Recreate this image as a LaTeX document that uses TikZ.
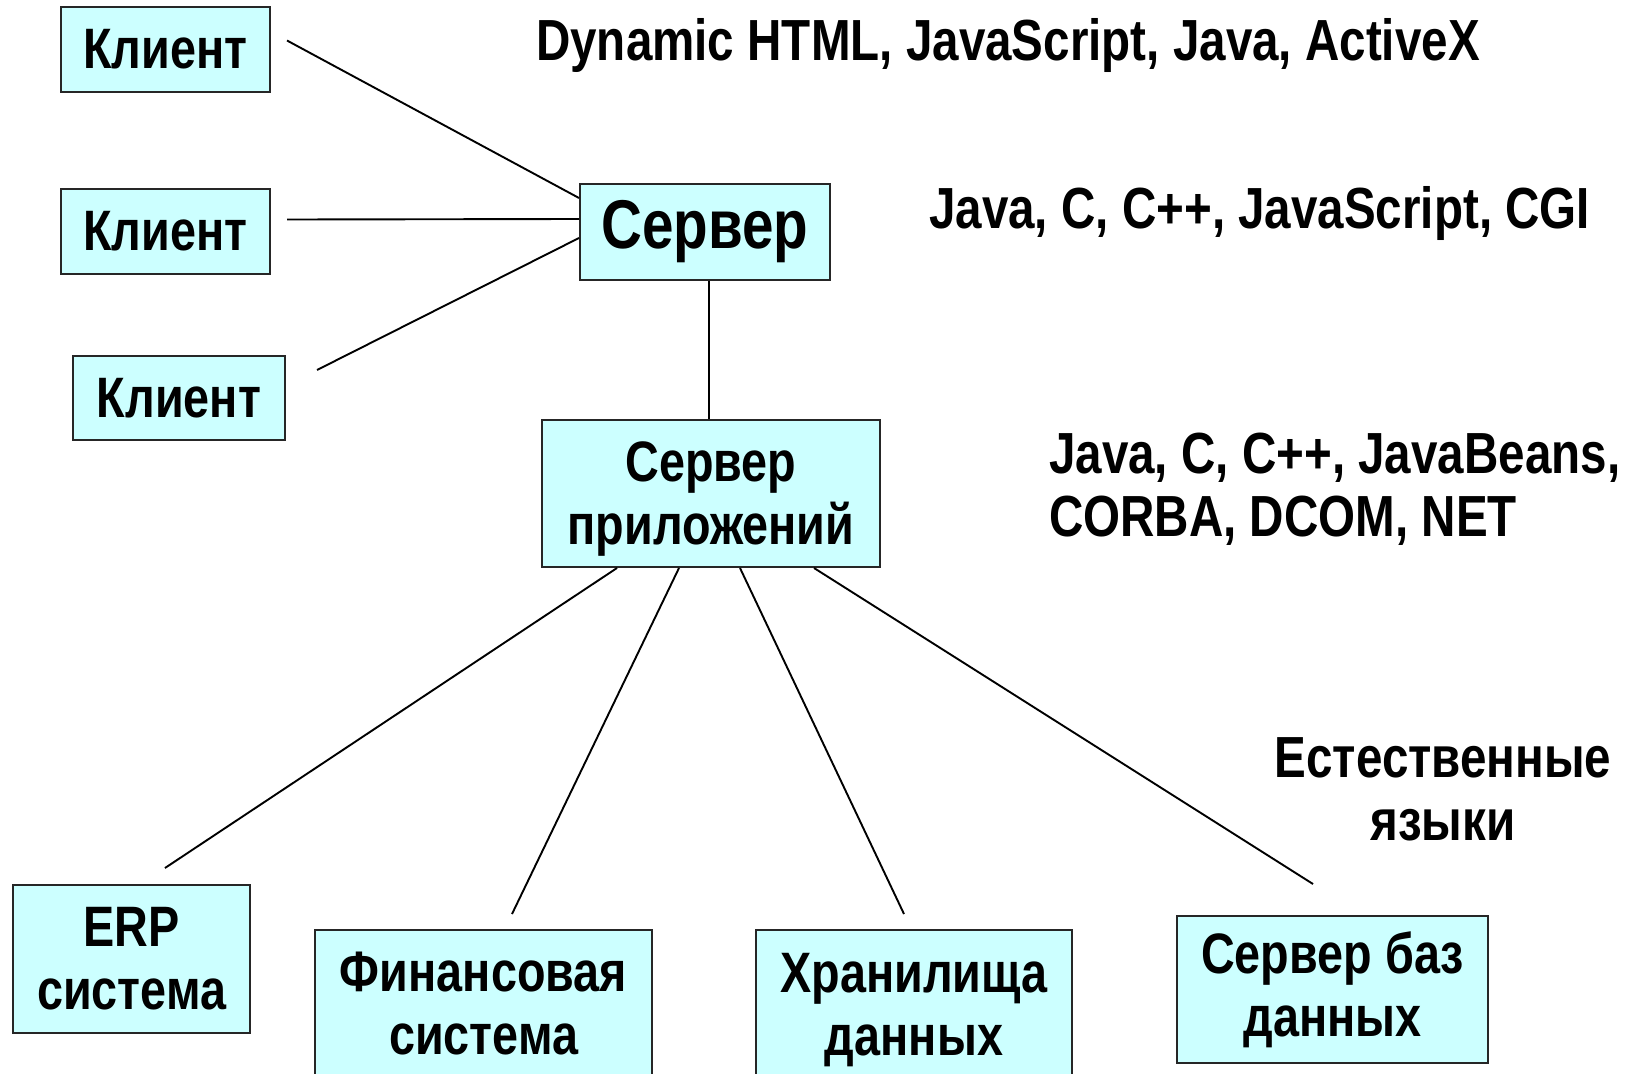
\documentclass[tikz,border=0pt]{standalone}
\usepackage{fontspec}
\newfontfamily\narrowfont[FakeStretch=0.82]{Liberation Sans}
\definecolor{boxfill}{HTML}{CCFFFF}
\begin{document}
\begin{tikzpicture}[x=1pt, y=-1pt,
    box/.style={draw=black!85, line width=2pt, fill=boxfill, inner sep=0pt, align=center,
      font=\narrowfont\bfseries\fontsize{57}{63}\selectfont},
    tech/.style={inner sep=0pt, align=left, font=\narrowfont\bfseries\fontsize{58}{63}\selectfont},
    link/.style={line width=1.9pt}]
    \useasboundingbox (0,0) rectangle (1637,1073);

    % clients and web server
    \node[box, minimum width=209pt, minimum height=85pt] (k1) at (165.5,49.5) {Клиент};
    \node[box, minimum width=209pt, minimum height=85pt] (k2) at (165.5,231.5) {Клиент};
    \node[box, minimum width=212pt, minimum height=84pt] (k3) at (179,398) {Клиент};
    \node[box, minimum width=250pt, minimum height=96pt, font=\narrowfont\bfseries\fontsize{69}{75}\selectfont] (srv) at (705,232) {Сервер};

    % application server and back ends
    \node[box, minimum width=338pt, minimum height=147pt, text depth=0pt] (app) at (711,493.5) {Сервер\\приложений};
    \node[box, minimum width=237pt, minimum height=148pt] (erp) at (131.5,959) {ERP\\система};
    \node[box, minimum width=337pt, minimum height=148pt] (fin) at (483.5,1004) {Финансовая\\система};
    \node[box, minimum width=316pt, minimum height=148pt, text depth=0pt] (store) at (914,1004) {Хранилища\\данных};
    \node[box, minimum width=311pt, minimum height=147pt] (dbs) at (1332.5,989.5) {Сервер баз\\данных};

    % technologies
    \node[tech, anchor=base west] (t1) at (536,60) {Dynamic HTML, JavaScript, Java, ActiveX};
    \node[tech, anchor=base west] (t2) at (929,228) {Java, C, C++, JavaScript, CGI};
    \node[tech, anchor=north west] (t3) at (1049,433) {Java, C, C++, JavaBeans,\\CORBA, DCOM, NET};
    \node[tech, align=center, anchor=north] (t4) at (1443,737) {Естественные\\языки};

    % free ends of the links
    \coordinate (k1-out) at ([xshift=16pt, yshift=9pt]k1.east);
    \coordinate (k2-out) at ([xshift=16pt, yshift=12pt]k2.east);
    \coordinate (k3-out) at ([xshift=31pt, yshift=28pt]k3.east);
    \coordinate (erp-in) at ([xshift=33.5pt, yshift=16pt]erp.north);
    \coordinate (fin-in) at ([xshift=28.5pt, yshift=15pt]fin.north);
    \coordinate (store-in) at ([xshift=-10pt, yshift=15pt]store.north);
    \coordinate (dbs-in) at ([xshift=-19.5pt, yshift=31pt]dbs.north);

    \draw[link] (k1-out) -- ([yshift=34pt]srv.west);
    \draw[link] (k2-out) -- ([yshift=13pt]srv.west);
    \draw[link] (k3-out) -- ([yshift=-6pt]srv.west);
    \draw[link] ([xshift=4pt]srv.south) -- ([xshift=-2pt]app.north);
    \draw[link] ([xshift=-94pt]app.south) -- (erp-in);
    \draw[link] ([xshift=-32pt]app.south) -- (fin-in);
    \draw[link] ([xshift=29pt]app.south) -- (store-in);
    \draw[link] ([xshift=103pt]app.south) -- (dbs-in);
\end{tikzpicture}
\end{document}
------------------------------------------------
▸ The problem
Exclude the pictures, and transcribe all of the material exactly.

▸ Full answer
Recreate this image as a LaTeX document that uses TikZ.
\documentclass[tikz,border=0pt]{standalone}
\usepackage{fontspec}
\newfontfamily\narrowfont[FakeStretch=0.82]{Liberation Sans}
\definecolor{boxfill}{HTML}{CCFFFF}
\begin{document}
\begin{tikzpicture}[x=1pt, y=-1pt,
    box/.style={draw=black!85, line width=2pt, fill=boxfill, inner sep=0pt, align=center,
      font=\narrowfont\bfseries\fontsize{57}{63}\selectfont},
    tech/.style={inner sep=0pt, align=left, font=\narrowfont\bfseries\fontsize{58}{63}\selectfont},
    link/.style={line width=1.9pt}]
    \useasboundingbox (0,0) rectangle (1637,1073);

    % clients and web server
    \node[box, minimum width=209pt, minimum height=85pt] (k1) at (165.5,49.5) {Клиент};
    \node[box, minimum width=209pt, minimum height=85pt] (k2) at (165.5,231.5) {Клиент};
    \node[box, minimum width=212pt, minimum height=84pt] (k3) at (179,398) {Клиент};
    \node[box, minimum width=250pt, minimum height=96pt, font=\narrowfont\bfseries\fontsize{69}{75}\selectfont] (srv) at (705,232) {Сервер};

    % application server and back ends
    \node[box, minimum width=338pt, minimum height=147pt, text depth=0pt] (app) at (711,493.5) {Сервер\\приложений};
    \node[box, minimum width=237pt, minimum height=148pt] (erp) at (131.5,959) {ERP\\система};
    \node[box, minimum width=337pt, minimum height=148pt] (fin) at (483.5,1004) {Финансовая\\система};
    \node[box, minimum width=316pt, minimum height=148pt, text depth=0pt] (store) at (914,1004) {Хранилища\\данных};
    \node[box, minimum width=311pt, minimum height=147pt] (dbs) at (1332.5,989.5) {Сервер баз\\данных};

    % technologies
    \node[tech, anchor=base west] (t1) at (536,60) {Dynamic HTML, JavaScript, Java, ActiveX};
    \node[tech, anchor=base west] (t2) at (929,228) {Java, C, C++, JavaScript, CGI};
    \node[tech, anchor=north west] (t3) at (1049,433) {Java, C, C++, JavaBeans,\\CORBA, DCOM, NET};
    \node[tech, align=center, anchor=north] (t4) at (1443,737) {Естественные\\языки};

    % free ends of the links
    \coordinate (k1-out) at ([xshift=16pt, yshift=9pt]k1.east);
    \coordinate (k2-out) at ([xshift=16pt, yshift=12pt]k2.east);
    \coordinate (k3-out) at ([xshift=31pt, yshift=28pt]k3.east);
    \coordinate (erp-in) at ([xshift=33.5pt, yshift=16pt]erp.north);
    \coordinate (fin-in) at ([xshift=28.5pt, yshift=15pt]fin.north);
    \coordinate (store-in) at ([xshift=-10pt, yshift=15pt]store.north);
    \coordinate (dbs-in) at ([xshift=-19.5pt, yshift=31pt]dbs.north);

    \draw[link] (k1-out) -- ([yshift=34pt]srv.west);
    \draw[link] (k2-out) -- ([yshift=13pt]srv.west);
    \draw[link] (k3-out) -- ([yshift=-6pt]srv.west);
    \draw[link] ([xshift=4pt]srv.south) -- ([xshift=-2pt]app.north);
    \draw[link] ([xshift=-94pt]app.south) -- (erp-in);
    \draw[link] ([xshift=-32pt]app.south) -- (fin-in);
    \draw[link] ([xshift=29pt]app.south) -- (store-in);
    \draw[link] ([xshift=103pt]app.south) -- (dbs-in);
\end{tikzpicture}
\end{document}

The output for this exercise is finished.